▶ _What is being asked_: Write out the listing, please, but only from its first line through the line containing "L510,64 L697,111 L697,770", exactly as given and without pictures.

** begin Stored data **

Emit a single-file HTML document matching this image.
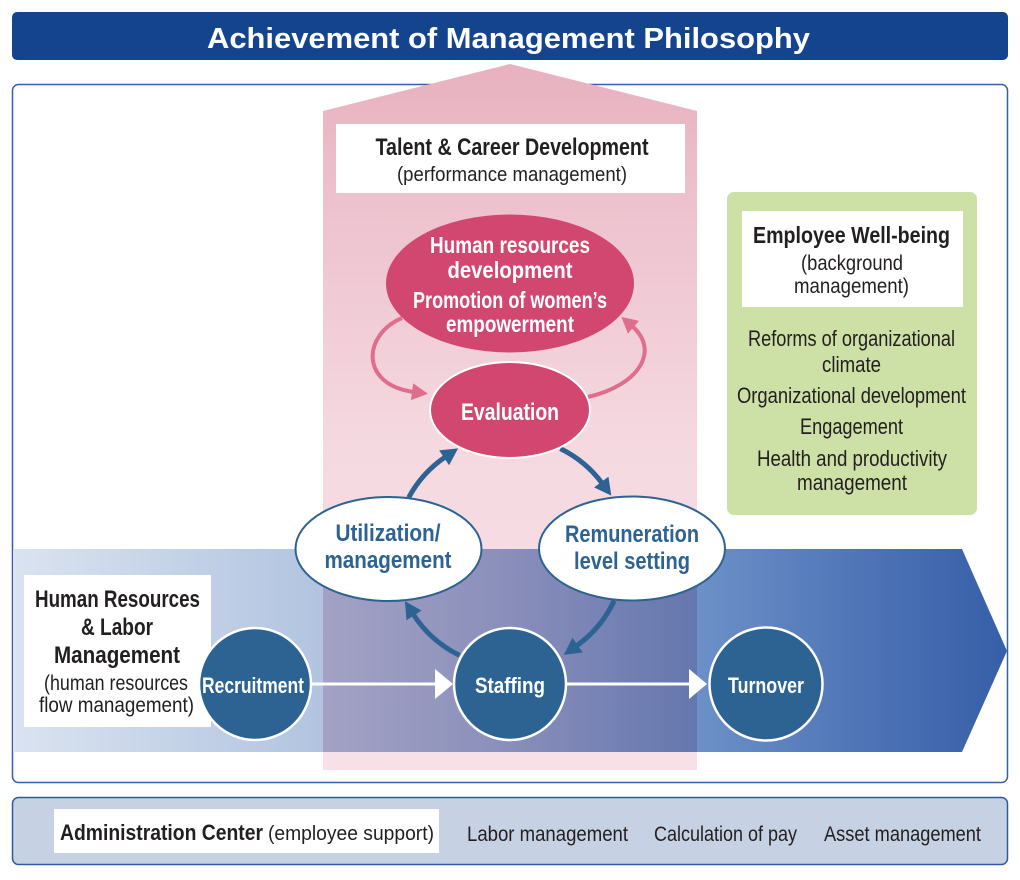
<!DOCTYPE html>
<html><head><meta charset="utf-8">
<style>
html,body{margin:0;padding:0;background:#fff;}
svg{display:block;}
text{font-family:"Liberation Sans Narrow","Liberation Sans",sans-serif;}
.b{font-weight:bold;}
</style></head>
<body>
<svg width="1020" height="880" viewBox="0 0 1020 880" xmlns="http://www.w3.org/2000/svg">
<defs>
  <linearGradient id="pinkg" x1="0" y1="64" x2="0" y2="770" gradientUnits="userSpaceOnUse">
    <stop offset="0" stop-color="#e8b1bf"/>
    <stop offset="0.2" stop-color="#edc2ce"/>
    <stop offset="0.55" stop-color="#f5d9e1"/>
    <stop offset="1" stop-color="#f7e1e7"/>
  </linearGradient>
  <linearGradient id="bandg" x1="13" y1="0" x2="1007" y2="0" gradientUnits="userSpaceOnUse">
    <stop offset="0" stop-color="#dae3f0"/>
    <stop offset="0.2" stop-color="#c0cfe6"/>
    <stop offset="0.31" stop-color="#b2c4e0"/>
    <stop offset="0.5" stop-color="#96acd5"/>
    <stop offset="0.7" stop-color="#6a8ec6"/>
    <stop offset="0.88" stop-color="#4b70b4"/>
    <stop offset="1" stop-color="#365fa8"/>
  </linearGradient>
  <marker id="bh" markerUnits="userSpaceOnUse" markerWidth="20" markerHeight="20" refX="2" refY="9" orient="auto">
    <path d="M0,0 L17,9 L0,18 Z" fill="#2d6393"/>
  </marker>
  <marker id="ph" markerUnits="userSpaceOnUse" markerWidth="20" markerHeight="20" refX="2" refY="8.5" orient="auto">
    <path d="M0,0 L16,8.5 L0,17 Z" fill="#df6d8d"/>
  </marker>
</defs>

<!-- title bar -->
<rect x="12" y="12" width="996" height="48" rx="5" fill="#15448f"/>
<text x="508.5" y="48" text-anchor="middle" class="b" font-size="29" fill="#fff" textLength="603" lengthAdjust="spacingAndGlyphs">Achievement of Management Philosophy</text>

<!-- main panel -->
<rect x="12.5" y="84.5" width="995" height="698" rx="6" fill="#fff" stroke="#3561a2" stroke-width="1.5"/>

<!-- pink column -->
<path d="M323,111 L510,64 L697,111 L697,770 L323,770 Z" fill="url(#pinkg)"/>

<!-- band -->
<path d="M13,549 L962,549 L1007,651 L962,752 L13,752 Z" fill="url(#bandg)"/>
<rect x="323" y="549" width="374" height="203" fill="#ead3e0" style="mix-blend-mode:multiply"/>

<!-- talent box -->
<rect x="336" y="124" width="349" height="69" fill="#fff"/>
<text x="512" y="155" text-anchor="middle" class="b" font-size="24" fill="#231f20" textLength="273" lengthAdjust="spacingAndGlyphs">Talent &amp; Career Development</text>
<text x="512" y="181" text-anchor="middle" font-size="20" fill="#231f20" textLength="230" lengthAdjust="spacingAndGlyphs">(performance management)</text>

<!-- green box -->
<rect x="727" y="192" width="250" height="323" rx="7" fill="#cde0a6"/>
<rect x="742" y="211" width="221" height="96" fill="#fff"/>
<text x="851.5" y="243" text-anchor="middle" class="b" font-size="23" fill="#231f20" textLength="197" lengthAdjust="spacingAndGlyphs">Employee Well-being</text>
<text x="852" y="270" text-anchor="middle" font-size="21" fill="#231f20" textLength="102" lengthAdjust="spacingAndGlyphs">(background</text>
<text x="851.5" y="293" text-anchor="middle" font-size="21" fill="#231f20" textLength="115" lengthAdjust="spacingAndGlyphs">management)</text>
<text x="851.5" y="346" text-anchor="middle" font-size="22" fill="#231f20" textLength="207" lengthAdjust="spacingAndGlyphs">Reforms of organizational</text>
<text x="851.5" y="372" text-anchor="middle" font-size="22" fill="#231f20" textLength="59" lengthAdjust="spacingAndGlyphs">climate</text>
<text x="851.5" y="403" text-anchor="middle" font-size="22" fill="#231f20" textLength="229" lengthAdjust="spacingAndGlyphs">Organizational development</text>
<text x="851.5" y="434" text-anchor="middle" font-size="22" fill="#231f20" textLength="103" lengthAdjust="spacingAndGlyphs">Engagement</text>
<text x="852" y="466" text-anchor="middle" font-size="22" fill="#231f20" textLength="190" lengthAdjust="spacingAndGlyphs">Health and productivity</text>
<text x="852" y="490" text-anchor="middle" font-size="22" fill="#231f20" textLength="110" lengthAdjust="spacingAndGlyphs">management</text>

<!-- pink cycle arrows -->
<path d="M402,318 C362,335 360,385 414,392" fill="none" stroke="#df6d8d" stroke-width="4" marker-end="url(#ph)"/>
<path d="M588,397 C640,385 660,350 632,326" fill="none" stroke="#df6d8d" stroke-width="4" marker-end="url(#ph)"/>

<!-- blue cycle arrows (circle arcs) -->
<path d="M408.7,497.5 A115,115 0 0 1 445.7,456.7" fill="none" stroke="#2d6393" stroke-width="5" marker-end="url(#bh)"/>
<path d="M560.4,448.6 A115,115 0 0 1 602.4,483.6" fill="none" stroke="#2d6393" stroke-width="5" marker-end="url(#bh)"/>
<path d="M614.2,600.6 A115,115 0 0 1 576,646.2" fill="none" stroke="#2d6393" stroke-width="5" marker-end="url(#bh)"/>
<path d="M459.6,655.4 A115,115 0 0 1 413,613.8" fill="none" stroke="#2d6393" stroke-width="5" marker-end="url(#bh)"/>

<!-- HR development ellipse -->
<ellipse cx="510" cy="283.5" rx="124" ry="69" fill="#d1476f"/>
<text x="510" y="253" text-anchor="middle" class="b" font-size="23" fill="#fff" textLength="160" lengthAdjust="spacingAndGlyphs">Human resources</text>
<text x="510" y="278" text-anchor="middle" class="b" font-size="23" fill="#fff" textLength="125" lengthAdjust="spacingAndGlyphs">development</text>
<text x="510" y="308" text-anchor="middle" class="b" font-size="23" fill="#fff" textLength="194" lengthAdjust="spacingAndGlyphs">Promotion of women’s</text>
<text x="510" y="332" text-anchor="middle" class="b" font-size="23" fill="#fff" textLength="128" lengthAdjust="spacingAndGlyphs">empowerment</text>

<!-- Evaluation -->
<ellipse cx="510" cy="410" rx="80" ry="48" fill="#d1476f" stroke="#fff" stroke-width="2"/>
<text x="510" y="420" text-anchor="middle" class="b" font-size="24" fill="#fff" textLength="98" lengthAdjust="spacingAndGlyphs">Evaluation</text>

<!-- Utilization -->
<ellipse cx="388.5" cy="549" rx="93" ry="52" fill="#fff" stroke="#2d6393" stroke-width="2"/>
<text x="388" y="541" text-anchor="middle" class="b" font-size="24" fill="#2d6393" textLength="105" lengthAdjust="spacingAndGlyphs">Utilization/</text>
<text x="388" y="568" text-anchor="middle" class="b" font-size="24" fill="#2d6393" textLength="127" lengthAdjust="spacingAndGlyphs">management</text>

<!-- Remuneration -->
<ellipse cx="632" cy="548.5" rx="93" ry="52" fill="#fff" stroke="#2d6393" stroke-width="2"/>
<text x="632" y="542" text-anchor="middle" class="b" font-size="24" fill="#2d6393" textLength="134" lengthAdjust="spacingAndGlyphs">Remuneration</text>
<text x="632" y="569" text-anchor="middle" class="b" font-size="24" fill="#2d6393" textLength="116" lengthAdjust="spacingAndGlyphs">level setting</text>

<!-- HR & Labor box -->
<rect x="24" y="575" width="187" height="152" fill="#fff"/>
<text x="117.5" y="607" text-anchor="middle" class="b" font-size="24" fill="#231f20" textLength="165" lengthAdjust="spacingAndGlyphs">Human Resources</text>
<text x="117" y="635" text-anchor="middle" class="b" font-size="24" fill="#231f20" textLength="72" lengthAdjust="spacingAndGlyphs">&amp; Labor</text>
<text x="117" y="663" text-anchor="middle" class="b" font-size="24" fill="#231f20" textLength="126" lengthAdjust="spacingAndGlyphs">Management</text>
<text x="116" y="690" text-anchor="middle" font-size="21" fill="#231f20" textLength="144" lengthAdjust="spacingAndGlyphs">(human resources</text>
<text x="116.5" y="712" text-anchor="middle" font-size="21" fill="#231f20" textLength="155" lengthAdjust="spacingAndGlyphs">flow management)</text>

<!-- white flow arrows -->
<line x1="310" y1="684" x2="437" y2="684" stroke="#fff" stroke-width="3"/>
<polygon points="435,669 453,684 435,699" fill="#fff"/>
<line x1="566" y1="684" x2="691" y2="684" stroke="#fff" stroke-width="3"/>
<polygon points="689,669 707,684 689,699" fill="#fff"/>

<!-- circles -->
<circle cx="255" cy="684" r="56" fill="#2d6393" stroke="#fff" stroke-width="2.5"/>
<text x="253" y="693" text-anchor="middle" class="b" font-size="22" fill="#fff" textLength="102" lengthAdjust="spacingAndGlyphs">Recruitment</text>
<circle cx="510" cy="684" r="56" fill="#2d6393" stroke="#fff" stroke-width="2.5"/>
<text x="510" y="693" text-anchor="middle" class="b" font-size="22" fill="#fff" textLength="70" lengthAdjust="spacingAndGlyphs">Staffing</text>
<circle cx="766" cy="684" r="56.5" fill="#2d6393" stroke="#fff" stroke-width="2.5"/>
<text x="766" y="693" text-anchor="middle" class="b" font-size="22" fill="#fff" textLength="76" lengthAdjust="spacingAndGlyphs">Turnover</text>

<!-- bottom bar -->
<rect x="12.5" y="797.5" width="995" height="67" rx="6" fill="#c6d1e3" stroke="#2f5b9c" stroke-width="1.5"/>
<rect x="54" y="809" width="385" height="44" fill="#fff"/>
<text x="60" y="840" class="b" font-size="22" fill="#231f20" textLength="203" lengthAdjust="spacingAndGlyphs">Administration Center</text>
<text x="268" y="840" font-size="20" fill="#231f20" textLength="166" lengthAdjust="spacingAndGlyphs">(employee support)</text>
<text x="467" y="841" font-size="21" fill="#231f20" textLength="161" lengthAdjust="spacingAndGlyphs">Labor management</text>
<text x="654" y="841" font-size="21" fill="#231f20" textLength="143" lengthAdjust="spacingAndGlyphs">Calculation of pay</text>
<text x="824" y="841" font-size="21" fill="#231f20" textLength="157" lengthAdjust="spacingAndGlyphs">Asset management</text>
</svg>
</body></html>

** end Stored data **

▶ _Task output_:
Emit a single-file HTML document matching this image.
<!DOCTYPE html>
<html><head><meta charset="utf-8">
<style>
html,body{margin:0;padding:0;background:#fff;}
svg{display:block;}
text{font-family:"Liberation Sans Narrow","Liberation Sans",sans-serif;}
.b{font-weight:bold;}
</style></head>
<body>
<svg width="1020" height="880" viewBox="0 0 1020 880" xmlns="http://www.w3.org/2000/svg">
<defs>
  <linearGradient id="pinkg" x1="0" y1="64" x2="0" y2="770" gradientUnits="userSpaceOnUse">
    <stop offset="0" stop-color="#e8b1bf"/>
    <stop offset="0.2" stop-color="#edc2ce"/>
    <stop offset="0.55" stop-color="#f5d9e1"/>
    <stop offset="1" stop-color="#f7e1e7"/>
  </linearGradient>
  <linearGradient id="bandg" x1="13" y1="0" x2="1007" y2="0" gradientUnits="userSpaceOnUse">
    <stop offset="0" stop-color="#dae3f0"/>
    <stop offset="0.2" stop-color="#c0cfe6"/>
    <stop offset="0.31" stop-color="#b2c4e0"/>
    <stop offset="0.5" stop-color="#96acd5"/>
    <stop offset="0.7" stop-color="#6a8ec6"/>
    <stop offset="0.88" stop-color="#4b70b4"/>
    <stop offset="1" stop-color="#365fa8"/>
  </linearGradient>
  <marker id="bh" markerUnits="userSpaceOnUse" markerWidth="20" markerHeight="20" refX="2" refY="9" orient="auto">
    <path d="M0,0 L17,9 L0,18 Z" fill="#2d6393"/>
  </marker>
  <marker id="ph" markerUnits="userSpaceOnUse" markerWidth="20" markerHeight="20" refX="2" refY="8.5" orient="auto">
    <path d="M0,0 L16,8.5 L0,17 Z" fill="#df6d8d"/>
  </marker>
</defs>

<!-- title bar -->
<rect x="12" y="12" width="996" height="48" rx="5" fill="#15448f"/>
<text x="508.5" y="48" text-anchor="middle" class="b" font-size="29" fill="#fff" textLength="603" lengthAdjust="spacingAndGlyphs">Achievement of Management Philosophy</text>

<!-- main panel -->
<rect x="12.5" y="84.5" width="995" height="698" rx="6" fill="#fff" stroke="#3561a2" stroke-width="1.5"/>

<!-- pink column -->
<path d="M323,111 L510,64 L697,111 L697,770 L323,770 Z" fill="url(#pinkg)"/>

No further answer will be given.